Produce an exact copy of the lines below that run from the line containing "Give me the Bokeh source for this chart." to the line containing "403, 496, 611]", inclusive; any picture is omitted.

----- Supplied data

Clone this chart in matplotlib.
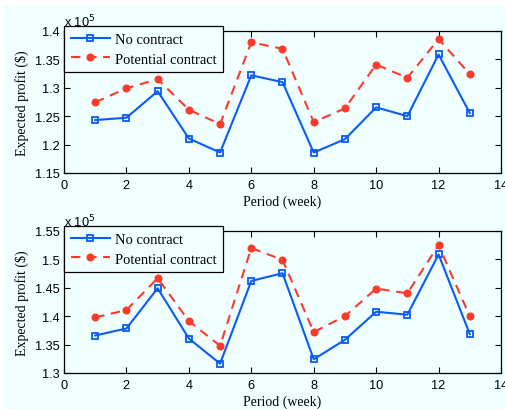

----------
----- Supplied data

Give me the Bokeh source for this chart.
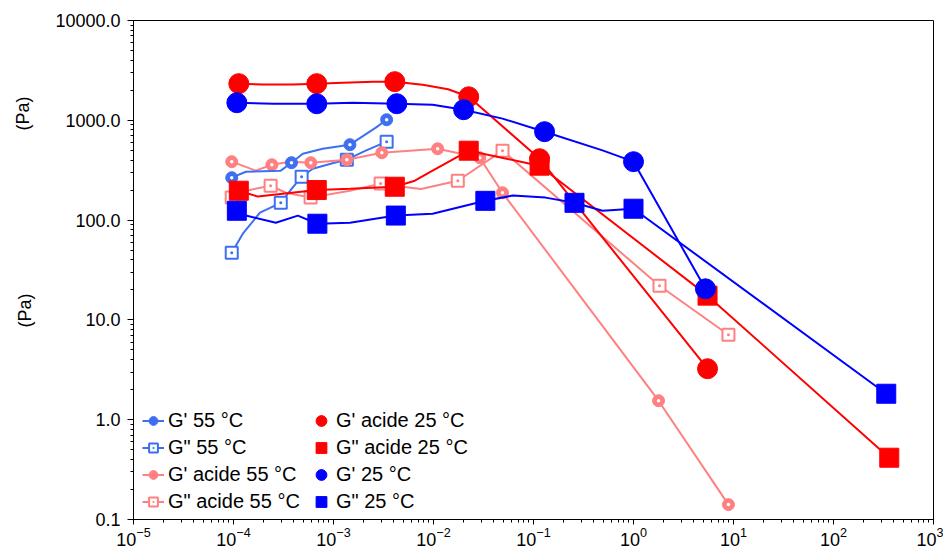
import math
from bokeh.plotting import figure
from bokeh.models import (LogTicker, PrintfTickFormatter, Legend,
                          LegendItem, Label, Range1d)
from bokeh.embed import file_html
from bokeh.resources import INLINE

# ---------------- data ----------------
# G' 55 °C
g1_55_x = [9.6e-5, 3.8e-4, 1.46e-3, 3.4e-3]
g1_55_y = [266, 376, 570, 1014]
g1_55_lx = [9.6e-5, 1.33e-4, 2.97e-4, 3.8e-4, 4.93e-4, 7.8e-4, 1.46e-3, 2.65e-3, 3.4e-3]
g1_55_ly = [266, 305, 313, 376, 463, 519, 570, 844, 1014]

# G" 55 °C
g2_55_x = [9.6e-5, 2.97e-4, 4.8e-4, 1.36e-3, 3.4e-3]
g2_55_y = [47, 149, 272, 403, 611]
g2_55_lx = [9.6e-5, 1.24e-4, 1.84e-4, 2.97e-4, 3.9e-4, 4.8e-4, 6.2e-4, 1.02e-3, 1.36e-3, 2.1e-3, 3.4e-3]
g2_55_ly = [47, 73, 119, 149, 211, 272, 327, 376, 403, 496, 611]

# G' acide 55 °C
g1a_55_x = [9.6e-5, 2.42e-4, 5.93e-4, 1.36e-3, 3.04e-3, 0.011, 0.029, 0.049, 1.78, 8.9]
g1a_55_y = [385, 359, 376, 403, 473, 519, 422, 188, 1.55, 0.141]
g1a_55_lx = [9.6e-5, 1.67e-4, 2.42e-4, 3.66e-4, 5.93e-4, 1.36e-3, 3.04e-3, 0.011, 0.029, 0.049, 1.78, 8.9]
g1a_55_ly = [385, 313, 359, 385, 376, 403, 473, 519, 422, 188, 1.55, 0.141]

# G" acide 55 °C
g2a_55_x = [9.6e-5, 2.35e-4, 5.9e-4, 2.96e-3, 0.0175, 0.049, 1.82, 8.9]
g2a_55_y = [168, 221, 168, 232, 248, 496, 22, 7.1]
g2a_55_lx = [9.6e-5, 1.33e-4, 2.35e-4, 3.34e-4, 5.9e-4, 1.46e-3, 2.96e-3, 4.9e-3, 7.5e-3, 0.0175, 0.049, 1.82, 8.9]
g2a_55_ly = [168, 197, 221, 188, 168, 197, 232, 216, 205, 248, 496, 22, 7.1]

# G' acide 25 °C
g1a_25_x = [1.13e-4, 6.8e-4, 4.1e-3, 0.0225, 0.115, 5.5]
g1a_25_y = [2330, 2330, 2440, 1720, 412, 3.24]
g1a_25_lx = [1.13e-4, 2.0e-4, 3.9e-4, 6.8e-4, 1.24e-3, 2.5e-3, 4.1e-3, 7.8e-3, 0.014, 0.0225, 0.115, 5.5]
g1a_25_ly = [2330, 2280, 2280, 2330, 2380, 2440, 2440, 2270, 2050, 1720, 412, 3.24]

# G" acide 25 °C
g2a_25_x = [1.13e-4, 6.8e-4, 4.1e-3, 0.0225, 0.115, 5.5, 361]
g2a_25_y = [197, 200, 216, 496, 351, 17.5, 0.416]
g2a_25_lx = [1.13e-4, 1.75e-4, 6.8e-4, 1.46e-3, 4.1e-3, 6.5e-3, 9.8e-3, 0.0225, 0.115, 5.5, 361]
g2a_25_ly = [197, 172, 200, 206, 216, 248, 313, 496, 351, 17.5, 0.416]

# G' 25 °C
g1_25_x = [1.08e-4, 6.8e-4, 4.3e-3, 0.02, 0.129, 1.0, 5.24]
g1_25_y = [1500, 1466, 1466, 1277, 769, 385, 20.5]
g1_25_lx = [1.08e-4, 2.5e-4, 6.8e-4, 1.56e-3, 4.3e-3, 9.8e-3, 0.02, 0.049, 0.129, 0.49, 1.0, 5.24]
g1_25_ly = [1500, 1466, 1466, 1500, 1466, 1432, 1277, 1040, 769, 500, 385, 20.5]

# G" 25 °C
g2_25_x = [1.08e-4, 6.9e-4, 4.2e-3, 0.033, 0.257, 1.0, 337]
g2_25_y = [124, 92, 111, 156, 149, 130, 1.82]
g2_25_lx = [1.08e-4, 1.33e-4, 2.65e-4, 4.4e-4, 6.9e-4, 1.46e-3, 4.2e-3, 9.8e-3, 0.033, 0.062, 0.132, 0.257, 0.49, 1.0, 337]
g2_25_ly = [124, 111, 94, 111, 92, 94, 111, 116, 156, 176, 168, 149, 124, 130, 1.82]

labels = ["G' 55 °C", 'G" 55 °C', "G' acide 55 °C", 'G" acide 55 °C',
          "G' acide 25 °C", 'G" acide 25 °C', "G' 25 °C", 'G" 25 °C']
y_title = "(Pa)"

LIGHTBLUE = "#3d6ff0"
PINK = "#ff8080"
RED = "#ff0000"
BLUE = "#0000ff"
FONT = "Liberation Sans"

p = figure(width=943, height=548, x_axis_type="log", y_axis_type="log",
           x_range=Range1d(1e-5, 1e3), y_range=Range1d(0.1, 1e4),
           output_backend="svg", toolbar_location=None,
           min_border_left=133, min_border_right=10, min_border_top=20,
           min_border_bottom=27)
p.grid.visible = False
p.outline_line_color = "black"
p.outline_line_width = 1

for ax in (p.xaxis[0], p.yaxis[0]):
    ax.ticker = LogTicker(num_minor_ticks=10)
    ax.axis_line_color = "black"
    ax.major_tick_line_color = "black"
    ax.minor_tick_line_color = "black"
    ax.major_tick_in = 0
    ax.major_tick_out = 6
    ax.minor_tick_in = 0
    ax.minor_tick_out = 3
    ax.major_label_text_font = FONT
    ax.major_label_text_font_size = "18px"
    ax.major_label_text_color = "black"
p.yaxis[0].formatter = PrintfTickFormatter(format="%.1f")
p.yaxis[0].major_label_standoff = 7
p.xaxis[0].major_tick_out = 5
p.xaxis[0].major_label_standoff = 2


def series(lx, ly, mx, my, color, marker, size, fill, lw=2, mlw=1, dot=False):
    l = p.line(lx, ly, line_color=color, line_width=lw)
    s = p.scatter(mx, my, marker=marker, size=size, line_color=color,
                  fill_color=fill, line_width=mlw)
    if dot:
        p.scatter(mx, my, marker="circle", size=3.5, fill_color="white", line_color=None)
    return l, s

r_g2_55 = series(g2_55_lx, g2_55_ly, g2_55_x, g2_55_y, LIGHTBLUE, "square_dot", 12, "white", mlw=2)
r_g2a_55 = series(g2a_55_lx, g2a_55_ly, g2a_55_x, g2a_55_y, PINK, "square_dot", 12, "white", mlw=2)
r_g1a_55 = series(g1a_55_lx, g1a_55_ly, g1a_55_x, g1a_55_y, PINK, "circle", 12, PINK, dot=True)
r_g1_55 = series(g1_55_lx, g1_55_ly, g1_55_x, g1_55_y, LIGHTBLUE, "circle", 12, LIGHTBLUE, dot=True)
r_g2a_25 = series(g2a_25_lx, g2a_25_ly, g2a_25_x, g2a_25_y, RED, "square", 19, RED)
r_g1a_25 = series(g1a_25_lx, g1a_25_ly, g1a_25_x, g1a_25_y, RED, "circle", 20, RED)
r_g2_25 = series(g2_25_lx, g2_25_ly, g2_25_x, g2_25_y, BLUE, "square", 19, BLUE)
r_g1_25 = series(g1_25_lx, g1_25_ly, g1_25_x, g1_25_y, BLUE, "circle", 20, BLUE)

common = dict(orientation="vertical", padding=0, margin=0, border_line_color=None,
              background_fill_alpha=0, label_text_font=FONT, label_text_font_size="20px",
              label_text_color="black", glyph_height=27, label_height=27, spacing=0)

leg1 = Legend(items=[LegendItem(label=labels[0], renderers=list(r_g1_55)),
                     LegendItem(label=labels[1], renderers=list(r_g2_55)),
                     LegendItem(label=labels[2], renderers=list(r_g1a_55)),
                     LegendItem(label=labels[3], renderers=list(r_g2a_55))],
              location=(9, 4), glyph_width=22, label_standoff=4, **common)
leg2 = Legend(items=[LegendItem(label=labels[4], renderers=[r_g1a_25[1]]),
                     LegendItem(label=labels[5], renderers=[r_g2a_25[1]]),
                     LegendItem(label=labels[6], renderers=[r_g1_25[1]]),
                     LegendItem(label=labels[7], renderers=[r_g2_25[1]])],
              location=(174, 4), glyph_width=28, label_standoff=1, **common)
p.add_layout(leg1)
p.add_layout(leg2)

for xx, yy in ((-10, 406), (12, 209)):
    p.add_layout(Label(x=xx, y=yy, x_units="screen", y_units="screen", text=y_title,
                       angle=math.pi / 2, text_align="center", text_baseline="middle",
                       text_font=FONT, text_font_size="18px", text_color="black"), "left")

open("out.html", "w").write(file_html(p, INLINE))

----------

== Solution to this task ==
Give me the Bokeh source for this chart.
import math
from bokeh.plotting import figure
from bokeh.models import (LogTicker, PrintfTickFormatter, Legend,
                          LegendItem, Label, Range1d)
from bokeh.embed import file_html
from bokeh.resources import INLINE

# ---------------- data ----------------
# G' 55 °C
g1_55_x = [9.6e-5, 3.8e-4, 1.46e-3, 3.4e-3]
g1_55_y = [266, 376, 570, 1014]
g1_55_lx = [9.6e-5, 1.33e-4, 2.97e-4, 3.8e-4, 4.93e-4, 7.8e-4, 1.46e-3, 2.65e-3, 3.4e-3]
g1_55_ly = [266, 305, 313, 376, 463, 519, 570, 844, 1014]

# G" 55 °C
g2_55_x = [9.6e-5, 2.97e-4, 4.8e-4, 1.36e-3, 3.4e-3]
g2_55_y = [47, 149, 272, 403, 611]
g2_55_lx = [9.6e-5, 1.24e-4, 1.84e-4, 2.97e-4, 3.9e-4, 4.8e-4, 6.2e-4, 1.02e-3, 1.36e-3, 2.1e-3, 3.4e-3]
g2_55_ly = [47, 73, 119, 149, 211, 272, 327, 376, 403, 496, 611]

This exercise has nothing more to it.